A divisão por classe e raça fica evidente quando Madonna, inspirada na dança Vogue (ou voguin), compõe o seu clássico que leva o mesmo nome. Consequentemente, o Bronx é tomado pela parcela branca da sociedade nova iorquina.

Algumas personagens chegam a acreditar que chegou o momento da cultura deles ganhar o mundo pelas suas mãos…

Mas, se de um lado a sociedade expulsa esses corpos, estes não se darão por vencido, e é aqui que entramos no nosso próximo ponto.


Trabalho criativo e desalienação em Pose
Fazendo uma articulação com as teses de trabalho criativo e trabalho alienado e, neste sentido, a constituição do indivíduo só pode se dar a partir do trabalho criativo (em comunidade), pois, o indivíduo se reconhece no resultado, ao contrário do trabalho alienado, onde o objeto final é estranho ao trabalhador, não lhe diz nada. Há apenas uma relação de trabalho e salário.

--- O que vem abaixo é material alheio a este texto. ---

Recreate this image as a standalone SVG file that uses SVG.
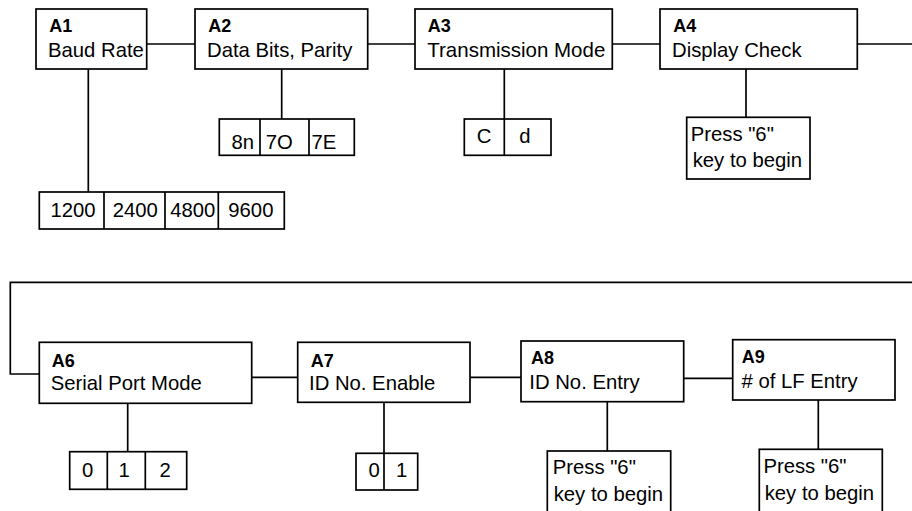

As personagens de Pose transitam por essas duas esferas do trabalho: nas batalhas e com suas famílias, ambos são trabalhos criativos, elas se constroem mutuamente; às vezes, quando conseguem trabalhos formais se alienam, não quando são obrigadas a dissimular uma vida e, em algumas ocasiões, pagam com a própria vida.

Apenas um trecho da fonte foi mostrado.